Problem statement: Copy the data exactly as it appears, and do not include any pictures.

-=-=-

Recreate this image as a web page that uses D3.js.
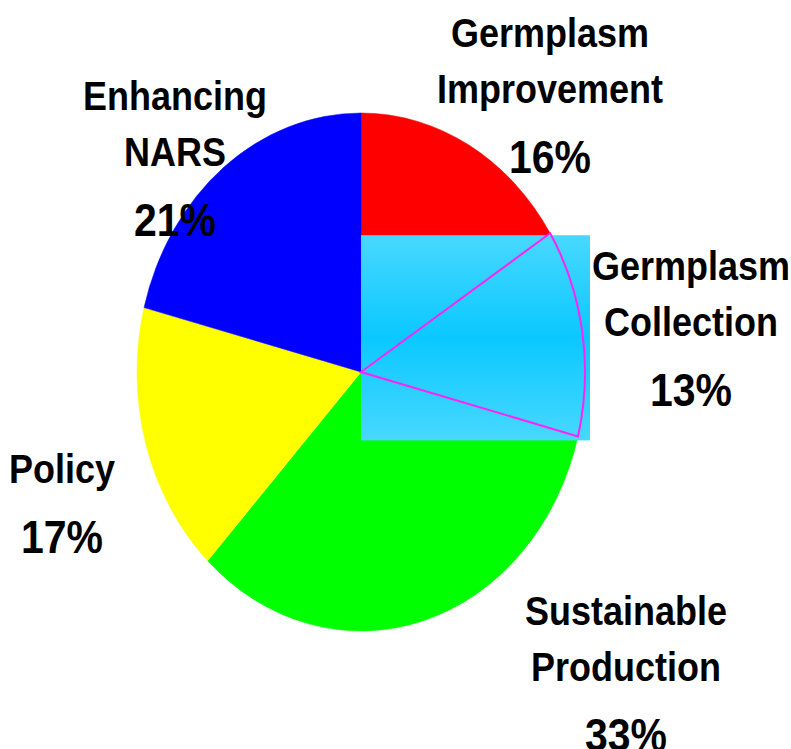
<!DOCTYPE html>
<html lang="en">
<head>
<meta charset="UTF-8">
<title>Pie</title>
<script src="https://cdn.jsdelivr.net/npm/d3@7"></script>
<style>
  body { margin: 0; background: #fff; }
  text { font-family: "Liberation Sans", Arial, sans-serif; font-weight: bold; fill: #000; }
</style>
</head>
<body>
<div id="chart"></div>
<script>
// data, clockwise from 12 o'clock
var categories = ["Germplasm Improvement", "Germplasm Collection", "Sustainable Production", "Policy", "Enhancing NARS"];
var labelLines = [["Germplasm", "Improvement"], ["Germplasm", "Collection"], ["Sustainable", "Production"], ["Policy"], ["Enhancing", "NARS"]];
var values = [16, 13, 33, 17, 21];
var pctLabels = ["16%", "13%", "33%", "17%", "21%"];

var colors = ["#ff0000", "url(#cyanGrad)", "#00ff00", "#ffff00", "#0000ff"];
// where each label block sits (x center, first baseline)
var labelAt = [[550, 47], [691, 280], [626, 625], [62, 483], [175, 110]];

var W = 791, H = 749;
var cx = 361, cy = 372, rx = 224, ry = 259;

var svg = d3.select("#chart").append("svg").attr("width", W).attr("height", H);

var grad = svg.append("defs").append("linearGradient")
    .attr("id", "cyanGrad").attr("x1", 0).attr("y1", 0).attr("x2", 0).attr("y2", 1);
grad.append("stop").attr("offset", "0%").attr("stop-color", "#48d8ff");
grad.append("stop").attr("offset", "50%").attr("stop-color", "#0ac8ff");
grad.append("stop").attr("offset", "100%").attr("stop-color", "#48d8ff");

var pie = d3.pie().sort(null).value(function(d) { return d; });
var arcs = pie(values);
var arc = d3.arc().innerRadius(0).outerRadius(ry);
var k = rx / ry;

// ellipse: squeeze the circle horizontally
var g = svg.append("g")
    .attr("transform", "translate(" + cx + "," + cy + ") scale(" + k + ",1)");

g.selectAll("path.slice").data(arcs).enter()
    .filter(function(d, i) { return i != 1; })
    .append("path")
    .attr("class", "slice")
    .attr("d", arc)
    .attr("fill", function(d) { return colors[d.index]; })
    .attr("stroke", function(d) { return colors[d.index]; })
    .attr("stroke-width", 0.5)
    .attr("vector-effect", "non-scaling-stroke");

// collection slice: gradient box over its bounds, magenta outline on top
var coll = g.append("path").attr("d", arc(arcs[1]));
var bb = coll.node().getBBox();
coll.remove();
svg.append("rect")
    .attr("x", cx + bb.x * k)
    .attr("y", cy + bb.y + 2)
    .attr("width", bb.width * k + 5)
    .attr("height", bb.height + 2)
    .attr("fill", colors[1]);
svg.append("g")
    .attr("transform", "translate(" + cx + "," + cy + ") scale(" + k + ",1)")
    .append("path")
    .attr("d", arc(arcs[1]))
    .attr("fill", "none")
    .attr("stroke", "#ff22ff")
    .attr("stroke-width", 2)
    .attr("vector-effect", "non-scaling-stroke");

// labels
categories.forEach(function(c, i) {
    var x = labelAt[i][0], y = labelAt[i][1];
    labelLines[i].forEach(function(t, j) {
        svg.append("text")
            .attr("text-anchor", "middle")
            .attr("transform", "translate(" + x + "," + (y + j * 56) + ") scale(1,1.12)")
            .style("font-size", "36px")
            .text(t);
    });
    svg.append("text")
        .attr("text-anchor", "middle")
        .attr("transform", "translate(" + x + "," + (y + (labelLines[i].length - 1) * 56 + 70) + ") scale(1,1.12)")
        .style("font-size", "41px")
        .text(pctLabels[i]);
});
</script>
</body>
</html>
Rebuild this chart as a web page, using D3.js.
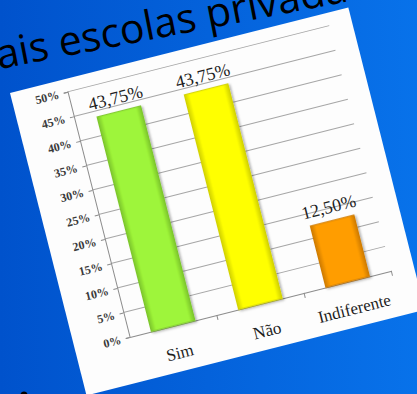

-=-=-

Task result:
Recreate this image as a web page that uses D3.js.
<!DOCTYPE html>
<html lang="en">
<head>
<meta charset="UTF-8">
<title>Pie</title>
<script src="https://cdn.jsdelivr.net/npm/d3@7"></script>
<style>
  body { margin: 0; background: #fff; }
  text { font-family: "Liberation Sans", Arial, sans-serif; font-weight: bold; fill: #000; }
</style>
</head>
<body>
<div id="chart"></div>
<script>
// data, clockwise from 12 o'clock
var categories = ["Germplasm Improvement", "Germplasm Collection", "Sustainable Production", "Policy", "Enhancing NARS"];
var labelLines = [["Germplasm", "Improvement"], ["Germplasm", "Collection"], ["Sustainable", "Production"], ["Policy"], ["Enhancing", "NARS"]];
var values = [16, 13, 33, 17, 21];
var pctLabels = ["16%", "13%", "33%", "17%", "21%"];

var colors = ["#ff0000", "url(#cyanGrad)", "#00ff00", "#ffff00", "#0000ff"];
// where each label block sits (x center, first baseline)
var labelAt = [[550, 47], [691, 280], [626, 625], [62, 483], [175, 110]];

var W = 791, H = 749;
var cx = 361, cy = 372, rx = 224, ry = 259;

var svg = d3.select("#chart").append("svg").attr("width", W).attr("height", H);

var grad = svg.append("defs").append("linearGradient")
    .attr("id", "cyanGrad").attr("x1", 0).attr("y1", 0).attr("x2", 0).attr("y2", 1);
grad.append("stop").attr("offset", "0%").attr("stop-color", "#48d8ff");
grad.append("stop").attr("offset", "50%").attr("stop-color", "#0ac8ff");
grad.append("stop").attr("offset", "100%").attr("stop-color", "#48d8ff");

var pie = d3.pie().sort(null).value(function(d) { return d; });
var arcs = pie(values);
var arc = d3.arc().innerRadius(0).outerRadius(ry);
var k = rx / ry;

// ellipse: squeeze the circle horizontally
var g = svg.append("g")
    .attr("transform", "translate(" + cx + "," + cy + ") scale(" + k + ",1)");

g.selectAll("path.slice").data(arcs).enter()
    .filter(function(d, i) { return i != 1; })
    .append("path")
    .attr("class", "slice")
    .attr("d", arc)
    .attr("fill", function(d) { return colors[d.index]; })
    .attr("stroke", function(d) { return colors[d.index]; })
    .attr("stroke-width", 0.5)
    .attr("vector-effect", "non-scaling-stroke");

// collection slice: gradient box over its bounds, magenta outline on top
var coll = g.append("path").attr("d", arc(arcs[1]));
var bb = coll.node().getBBox();
coll.remove();
svg.append("rect")
    .attr("x", cx + bb.x * k)
    .attr("y", cy + bb.y + 2)
    .attr("width", bb.width * k + 5)
    .attr("height", bb.height + 2)
    .attr("fill", colors[1]);
svg.append("g")
    .attr("transform", "translate(" + cx + "," + cy + ") scale(" + k + ",1)")
    .append("path")
    .attr("d", arc(arcs[1]))
    .attr("fill", "none")
    .attr("stroke", "#ff22ff")
    .attr("stroke-width", 2)
    .attr("vector-effect", "non-scaling-stroke");

// labels
categories.forEach(function(c, i) {
    var x = labelAt[i][0], y = labelAt[i][1];
    labelLines[i].forEach(function(t, j) {
        svg.append("text")
            .attr("text-anchor", "middle")
            .attr("transform", "translate(" + x + "," + (y + j * 56) + ") scale(1,1.12)")
            .style("font-size", "36px")
            .text(t);
    });
    svg.append("text")
        .attr("text-anchor", "middle")
        .attr("transform", "translate(" + x + "," + (y + (labelLines[i].length - 1) * 56 + 70) + ") scale(1,1.12)")
        .style("font-size", "41px")
        .text(pctLabels[i]);
});
</script>
</body>
</html>
Rebuild this chart as a web page, using D3.js.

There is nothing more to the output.